Kuma olmak zor zanaat
Yönetmen Müjde Arslan, evli bir adamla zorla evlendirilen ve yaşadığı travma nedeniyle önce ruh sağlığını yitiren, halası Emine'den yola çıktı ve kuma kadınların hayatlarına tanıklık etti ..
Yaşamlarını 'ölüm elbisesi' giymek olarak adlandırıyorlar.
Ve aralarından sıyrılıp çıkan bir genç kadına kendilerini anlatırken, kanıksama ile isyanı aynı anda hissettikleri o kadar aşikâr ki. Genç kuşak kadın yönetmenlerden Müjde Arslan'ın son belgesel filmi Kirase Mirine yani Ölüm Elbisesi'nin başrol oyuncuları, kendi hayatlarını oynayan kadınlar, kumalar.
Mardin'in Kızıltepe ilçesine bağlı dört köyde çekilen film, Arslan'ın kuma olarak evlenen ve yaşadığı şiddetle önce deliren, sonra da felç geçirip yatağa bağlanan güzel halası Emine'ye ödediği bir borç adeta. Henüz altı-yedi yaşında bir kız çocuğuyken halasının yaşamına tanıklık etmiş genç yönetmen: "Şöyle bir fotoğraf hatırlıyorum o yıllardan; Emine'nin Kızıltepe'deki kocasının evinden gecenin bir yarısında saatlerce yalın ayak yürüyerek, üstü başı kan içinde, yüzü gözü mor bir şekilde babasının yani dedemin evine gelişi."
HEP GERİ GÖTÜRÜLDÜ
Yaşadığı trajik son farklı olsa da Emine'yi diğer halalarından, ablalarından, teyzelerinden sadece bir tanesi olarak anlatıyor. Emine, ağabeyinin evlenmesi için o zamana göre yüksek bir başlık parasıyla amcasının kendisinden epey büyük oğluna ikinci eş olarak satıldığında henüz 16'sında: "Baba evine gelince bir hafta boyunca yatak döşek yatardı.

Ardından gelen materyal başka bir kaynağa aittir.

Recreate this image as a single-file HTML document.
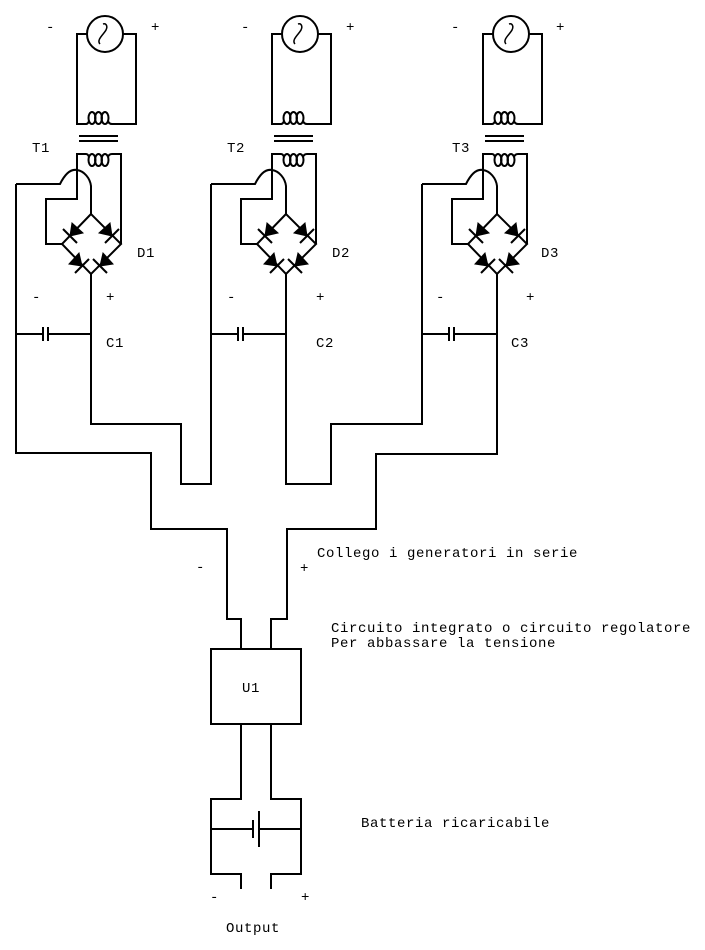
<!DOCTYPE html>
<html><head><meta charset="utf-8"><style>
html,body{margin:0;padding:0;background:#fff;}
svg{display:block;}
text{font-family:"Liberation Mono",monospace;font-size:14px;letter-spacing:0.6px;fill:#000;}
</style></head><body>
<svg width="705" height="950" viewBox="0 0 705 950" xmlns="http://www.w3.org/2000/svg">
<defs>
<g id="cell" fill="none" stroke="#000" stroke-width="2">
  <circle cx="105" cy="34" r="18"/>
  <path d="M100,44 C96,40 104,34 106,30 C108,26 106,23 103,24" stroke-width="1.5"/>
  <polyline points="87,34 77,34 77,124 86,124"/>
  <polyline points="123,34 136,34 136,124 112,124"/>
  <ellipse cx="92" cy="118" rx="3.5" ry="6"/>
  <ellipse cx="98.5" cy="118" rx="3.5" ry="6"/>
  <ellipse cx="105" cy="118" rx="3.5" ry="6"/>
  <path d="M86,124 Q88,124 89,121 M108,121 Q109,124 112,124"/>
  <line x1="79" y1="136" x2="118" y2="136"/>
  <line x1="79" y1="141" x2="118" y2="141"/>
  <ellipse cx="92" cy="160" rx="3.5" ry="6"/>
  <ellipse cx="98.5" cy="160" rx="3.5" ry="6"/>
  <ellipse cx="105" cy="160" rx="3.5" ry="6"/>
  <path d="M86,154 Q88,154 89,157 M108,157 Q109,154 112,154"/>
  <polyline points="86,154 77,154 77,199 46,199 46,244 62,244"/>
  <polyline points="112,154 121,154 121,244"/>
  <path d="M16,184 L60,184 C66,172 72,169 77,170 C84,171 90,178 91,186 L91,214"/>
  <polygon points="91,214 62,244 91,274 121,244"/>
  <line x1="91" y1="274" x2="91" y2="334"/>
  <polyline points="16,334 43,334"/>
  <line x1="43" y1="327" x2="43" y2="341"/>
  <line x1="48" y1="327" x2="48" y2="341"/>
  <polyline points="48,334 91,334"/>
</g>
<g id="diodes" fill="#000" stroke="#000" stroke-width="2">
  <polygon points="70,236 72,223 83,233" stroke-width="1"/>
  <line x1="63" y1="229" x2="77" y2="243"/>
  <polygon points="112,236 110,223 99,233" stroke-width="1"/>
  <line x1="119" y1="229" x2="105" y2="243"/>
  <polygon points="82,266 69,264 79,253" stroke-width="1"/>
  <line x1="75" y1="273" x2="89" y2="259"/>
  <polygon points="100,266 113,264 103,253" stroke-width="1"/>
  <line x1="107" y1="273" x2="93" y2="259"/>
</g>
</defs>
<use href="#cell"/><use href="#diodes"/>
<use href="#cell" transform="translate(195,0)"/><use href="#diodes" transform="translate(195,0)"/>
<use href="#cell" transform="translate(406,0)"/><use href="#diodes" transform="translate(406,0)"/>

<g fill="none" stroke="#000" stroke-width="2">
  <polyline points="91,334 91,424 181,424 181,484 211,484 211,184"/>
  <polyline points="16,184 16,453 151,453 151,529 227,529 227,619 241,619 241,649"/>
  <polyline points="286,334 286,484 331,484 331,424 422,424 422,184"/>
  <polyline points="497,334 497,454 376,454 376,529 287,529 287,619 271,619 271,649"/>
  <rect x="211" y="649" width="90" height="75"/>
  <polyline points="241,724 241,799 211,799 211,874 241,874 241,889"/>
  <polyline points="271,724 271,799 301,799 301,874 271,874 271,889"/>
  <line x1="211" y1="829" x2="253" y2="829"/>
  <line x1="253" y1="820" x2="253" y2="838"/>
  <line x1="259" y1="811" x2="259" y2="847"/>
  <line x1="259" y1="829" x2="301" y2="829"/>
</g>

<g>
<text x="46" y="31">-</text><text x="151" y="31">+</text>
<text x="241" y="31">-</text><text x="346" y="31">+</text>
<text x="451" y="31">-</text><text x="556" y="31">+</text>
<text x="32" y="152">T1</text><text x="227" y="152">T2</text><text x="452" y="152">T3</text>
<text x="137" y="257">D1</text><text x="332" y="257">D2</text><text x="541" y="257">D3</text>
<text x="32" y="301">-</text><text x="106" y="301">+</text>
<text x="227" y="301">-</text><text x="316" y="301">+</text>
<text x="436" y="301">-</text><text x="526" y="301">+</text>
<text x="106" y="347">C1</text><text x="316" y="347">C2</text><text x="511" y="347">C3</text>
<text x="317" y="557">Collego i generatori in serie</text>
<text x="196" y="571">-</text><text x="300" y="572">+</text>
<text x="331" y="632">Circuito integrato o circuito regolatore</text>
<text x="331" y="647">Per abbassare la tensione</text>
<text x="242" y="692">U1</text>
<text x="361" y="827">Batteria ricaricabile</text>
<text x="210" y="901">-</text><text x="301" y="901">+</text>
<text x="226" y="932">Output</text>
</g>
</svg>
</body></html>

Gözünü açtığı zaman araba hazır olurdu evin önünde, geri götürülürdü ve biz o gittikten sonra yine aynı şekilde döneceğini bilirdik." Halasına dair ikinci hatırladığı fotoğraf ise sürekli hamile olduğu ve 10 yılda altı çocuk doğurduğu: "Sadece o değil; herkes hamileydi, ninem, ablam, annem, teyzem, halam. Ve ben yedi yaşımda sürekli hamile olduğuma dair kâbuslar görürdüm." Ergenliğe kadar hep o korkuyla yaşamış, ya kadın olursam, ya hamile kalırsam diye kâbuslar görmüş yıllarca. Halası Emine'nin ise o büyüdükçe, önce bakışları değişmiş, sonra davranışları: "Vardı ama yoktu aslında. Bütün aile, ondaki bu değişimi fark ediyordu. Şeyhlere gidildi, okunmuş sular içirildi, doktorlara götürüldü. Ama artık delirmişti." Orada herkesin erkek olmak istediğini, erkek olmanın ise tanrısal bir şey olduğunu anlatıyor sözlerinin devamında. Bunun kendisinde bir kızgınlık uyandırdığını son zamanlarda fark etmiş ve Ölüm Elbisesi'nin bir kızgınlığın ürünü olduğunu vurguluyor.
OKUL İÇİN SAVAŞTI
Müjde Arslan'ın kendi kişisel hayatı da bir film öyküsü olabilecek kadar farklı, özellikle okula gitmek için ailenin ve aşiretin büyüğü olan dedesiyle yaptığı savaş ibret verici: "İlkokulu bitirdikten sonra oradaki bütün kız çocukları gibi eğitim görmem engellenecek ve 12-13 yaşında evlendirilecektim, belki 30 yaşıma gelince başka bir amcamın kızı bana kuma gelecekti." İlkokuldan sonra bir yıl okula gönderilmemiş, sonra bir mucize olmuş ve 1980'de politik bir suçtan cezaevine giren dayısı, 1991'de serbest kalmış: "Benim yaşadıklarımı biliyordu. Dedeme her koşulda karşı koymuştum. Günlerce yemek yememiştim, konuşmamıştım. Dayımla kafa kafaya verip üçkâğıt yapmaya karar verdik ve hastalık bahanesiyle köyden çıkıp, Kızıltepe'ye giderek okula kaydımı yaptık." Her yaz tatilinde 'bu son' diyerek okula gönderilmeyeceği açıklanmış ve her okul açılışında yalvararak 'bir yıl daha bir yıl daha' diye diye liseyi bitirmiş Arslan.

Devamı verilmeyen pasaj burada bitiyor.